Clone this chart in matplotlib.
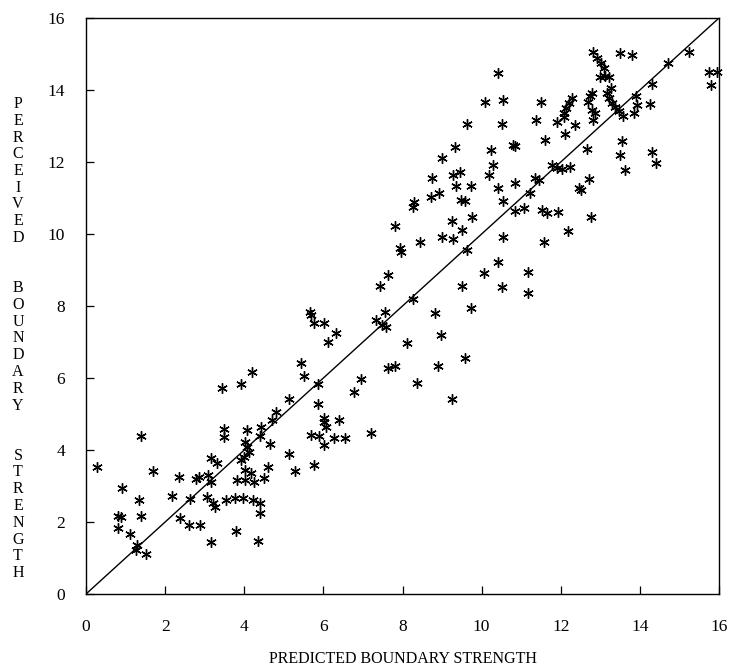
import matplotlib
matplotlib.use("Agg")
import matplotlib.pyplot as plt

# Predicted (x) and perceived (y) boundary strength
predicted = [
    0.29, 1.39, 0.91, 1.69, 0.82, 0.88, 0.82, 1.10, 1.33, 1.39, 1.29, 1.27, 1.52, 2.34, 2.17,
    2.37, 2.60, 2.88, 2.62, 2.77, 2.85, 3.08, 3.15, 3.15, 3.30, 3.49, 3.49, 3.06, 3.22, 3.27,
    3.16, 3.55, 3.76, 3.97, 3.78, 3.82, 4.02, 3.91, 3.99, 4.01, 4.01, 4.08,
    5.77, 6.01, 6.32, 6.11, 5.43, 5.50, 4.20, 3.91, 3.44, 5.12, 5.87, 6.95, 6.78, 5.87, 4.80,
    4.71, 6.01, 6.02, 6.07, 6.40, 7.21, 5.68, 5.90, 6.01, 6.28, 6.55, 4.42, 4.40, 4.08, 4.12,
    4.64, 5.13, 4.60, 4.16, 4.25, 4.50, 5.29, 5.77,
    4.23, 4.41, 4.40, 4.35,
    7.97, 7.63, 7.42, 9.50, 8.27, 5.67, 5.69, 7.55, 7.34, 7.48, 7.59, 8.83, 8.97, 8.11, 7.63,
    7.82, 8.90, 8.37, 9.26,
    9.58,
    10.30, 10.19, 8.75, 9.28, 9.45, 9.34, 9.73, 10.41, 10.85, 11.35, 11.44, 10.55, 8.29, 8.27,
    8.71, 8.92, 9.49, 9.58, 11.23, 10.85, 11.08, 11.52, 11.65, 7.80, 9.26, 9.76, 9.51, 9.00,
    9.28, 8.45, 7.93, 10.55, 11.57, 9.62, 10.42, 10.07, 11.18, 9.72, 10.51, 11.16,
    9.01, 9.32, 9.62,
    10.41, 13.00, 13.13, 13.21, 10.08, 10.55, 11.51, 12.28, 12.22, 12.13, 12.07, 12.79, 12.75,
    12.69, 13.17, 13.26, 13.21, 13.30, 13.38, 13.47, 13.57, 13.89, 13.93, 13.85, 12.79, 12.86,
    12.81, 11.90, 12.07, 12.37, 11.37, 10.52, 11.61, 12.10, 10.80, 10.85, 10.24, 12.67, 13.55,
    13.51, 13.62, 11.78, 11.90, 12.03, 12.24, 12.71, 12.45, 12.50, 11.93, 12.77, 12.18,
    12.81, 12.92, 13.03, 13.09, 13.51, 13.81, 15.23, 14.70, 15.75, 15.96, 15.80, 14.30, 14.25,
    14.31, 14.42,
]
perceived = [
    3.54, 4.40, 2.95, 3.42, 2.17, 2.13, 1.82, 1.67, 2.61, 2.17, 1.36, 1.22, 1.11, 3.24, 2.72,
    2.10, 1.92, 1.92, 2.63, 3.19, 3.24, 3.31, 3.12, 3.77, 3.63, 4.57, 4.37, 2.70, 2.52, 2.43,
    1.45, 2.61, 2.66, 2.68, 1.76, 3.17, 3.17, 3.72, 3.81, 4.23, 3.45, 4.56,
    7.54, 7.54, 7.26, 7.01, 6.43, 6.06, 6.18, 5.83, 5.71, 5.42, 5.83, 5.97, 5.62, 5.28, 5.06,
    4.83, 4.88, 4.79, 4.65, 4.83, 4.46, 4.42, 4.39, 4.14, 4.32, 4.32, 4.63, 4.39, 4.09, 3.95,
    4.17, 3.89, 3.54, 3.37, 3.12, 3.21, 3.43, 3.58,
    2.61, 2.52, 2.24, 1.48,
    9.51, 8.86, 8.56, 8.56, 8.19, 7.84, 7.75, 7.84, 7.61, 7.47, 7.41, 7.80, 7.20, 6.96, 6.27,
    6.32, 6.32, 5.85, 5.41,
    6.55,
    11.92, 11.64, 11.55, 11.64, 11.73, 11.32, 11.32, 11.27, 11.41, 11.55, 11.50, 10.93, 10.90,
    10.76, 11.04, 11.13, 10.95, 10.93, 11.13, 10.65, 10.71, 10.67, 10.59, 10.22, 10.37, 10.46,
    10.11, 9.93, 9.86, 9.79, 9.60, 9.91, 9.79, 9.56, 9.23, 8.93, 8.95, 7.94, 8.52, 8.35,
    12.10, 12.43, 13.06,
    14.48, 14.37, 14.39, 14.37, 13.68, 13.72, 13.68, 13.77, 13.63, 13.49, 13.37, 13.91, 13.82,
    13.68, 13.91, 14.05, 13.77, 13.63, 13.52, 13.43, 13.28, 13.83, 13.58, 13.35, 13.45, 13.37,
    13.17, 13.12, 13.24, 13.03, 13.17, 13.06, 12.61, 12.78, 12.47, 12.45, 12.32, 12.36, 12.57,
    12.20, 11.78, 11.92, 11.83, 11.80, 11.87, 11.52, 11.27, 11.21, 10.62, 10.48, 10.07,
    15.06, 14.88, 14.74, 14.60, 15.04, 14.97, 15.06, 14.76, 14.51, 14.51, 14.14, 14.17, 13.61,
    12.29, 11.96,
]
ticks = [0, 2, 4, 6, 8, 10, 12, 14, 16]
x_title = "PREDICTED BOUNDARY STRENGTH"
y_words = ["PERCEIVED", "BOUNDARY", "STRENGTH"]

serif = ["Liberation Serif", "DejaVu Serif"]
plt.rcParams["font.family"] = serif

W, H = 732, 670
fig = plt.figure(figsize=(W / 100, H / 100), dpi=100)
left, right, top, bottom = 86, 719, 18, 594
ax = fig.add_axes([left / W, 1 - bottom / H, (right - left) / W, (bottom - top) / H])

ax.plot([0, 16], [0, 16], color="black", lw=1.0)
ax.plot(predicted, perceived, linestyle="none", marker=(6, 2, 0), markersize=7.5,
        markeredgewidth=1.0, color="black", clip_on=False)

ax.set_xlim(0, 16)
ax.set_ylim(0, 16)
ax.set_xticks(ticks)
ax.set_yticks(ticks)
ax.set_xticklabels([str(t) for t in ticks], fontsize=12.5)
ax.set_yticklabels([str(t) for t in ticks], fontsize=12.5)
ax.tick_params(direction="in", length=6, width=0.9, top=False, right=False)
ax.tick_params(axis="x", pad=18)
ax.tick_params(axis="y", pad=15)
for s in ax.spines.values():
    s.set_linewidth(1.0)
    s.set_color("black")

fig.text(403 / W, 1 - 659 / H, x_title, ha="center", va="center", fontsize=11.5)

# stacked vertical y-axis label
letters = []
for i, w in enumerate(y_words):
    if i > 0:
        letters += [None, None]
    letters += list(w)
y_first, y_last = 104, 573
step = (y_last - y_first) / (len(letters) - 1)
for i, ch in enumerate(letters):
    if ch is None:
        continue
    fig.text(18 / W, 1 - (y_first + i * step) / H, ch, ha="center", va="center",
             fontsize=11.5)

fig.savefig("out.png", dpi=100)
━━━━━━━━━━━━━━━━━━━━━━━━━━━━━━
§ **Prompt**
Restate each line from the start of the listing through the line bearing "import matplotlib.pyplot as plt" word for word. Drop the pictures.

§ **Result below**
Clone this chart in matplotlib.
import matplotlib
matplotlib.use("Agg")
import matplotlib.pyplot as plt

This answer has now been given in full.